Le journaliste du futur devra-t-il savoir écrire des lignes de code? «Il faut manier les langages HTML5 et CSS et des outils open-source de visualisation des données, comme Many Eyes. Mais, de toute façon, on travaille avec des développeurs», explique Karen Bastien, journaliste indépendante, qui va assurer les formations data journalism au CPJ. Autre nouveauté, les journalistes «vont devoir apprendre à travailler en "mode projet", avec des développeurs et des graphistes», note Éric Scherer.
De nouvelles pratiques qui font débat
Des formations qui attirent des journalistes issus des hebdos et quotidiens nationaux, de la presse quotidienne régionale, des revues scientifiques... La PQR figure parmi les premiers clients: «Ils ont beaucoup de trésors dans leurs archives à exploiter avec ces nouveaux formats», souligne Bruno Doguet. «Ils sont habitués à être ultraréactifs», ajoute Soizic Bouju, directrice d'ESJ Pro.
Reste que le format, les nouvelles pratiques induites font débat. Le «bidouillage technologique» et la recherche de données en ligne l'emporteront-ils sur la pratique du métier sur le terrain? Certes, dans ces brassages de données, les sacro-saintes règles journalistiques demeurent. Les principes de base? «Trouver un angle journalistique précis en amont de toute data visualisation», rappelle Soizic Bouju. Et «faire preuve de discernement: vérifier ses données, recouper ses sources», ajoute Philippe Couve.
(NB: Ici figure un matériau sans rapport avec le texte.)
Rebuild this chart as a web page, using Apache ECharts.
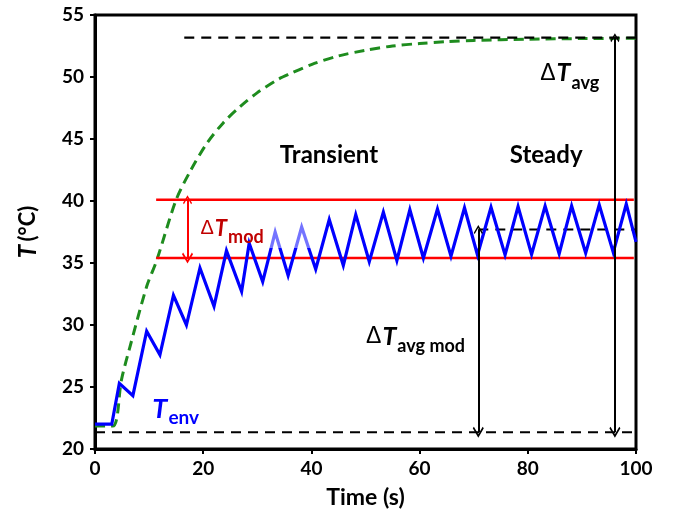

Si certains, à l'instar d'un Nicolas Keyser-Bril, y voient «un nouveau moyen de raconter les choses», le data journalism ne remplace pas l'investigation. Même s'il est probablement plus rentable à court terme. «Dans une période de crise de la presse, on prône un journalisme davantage derrière l'écran, fondé sur la productivité et la recherche en ligne, plus que sur l'enquête de terrain», estime Jean-Christophe Féraud, rédacteur en chef adjoint à Libération, opposant de longue date (sur son blog) au data journalism. Le reportage et la recherche hors ligne ont encore des adeptes...
(1) A-t-on encore besoin des journalistes? Éric Scherer, Ed. Puf. Voir aussi Data journalism - Bases de données et visualisation de l'information, Alain Joannès, Ed. CFPJ.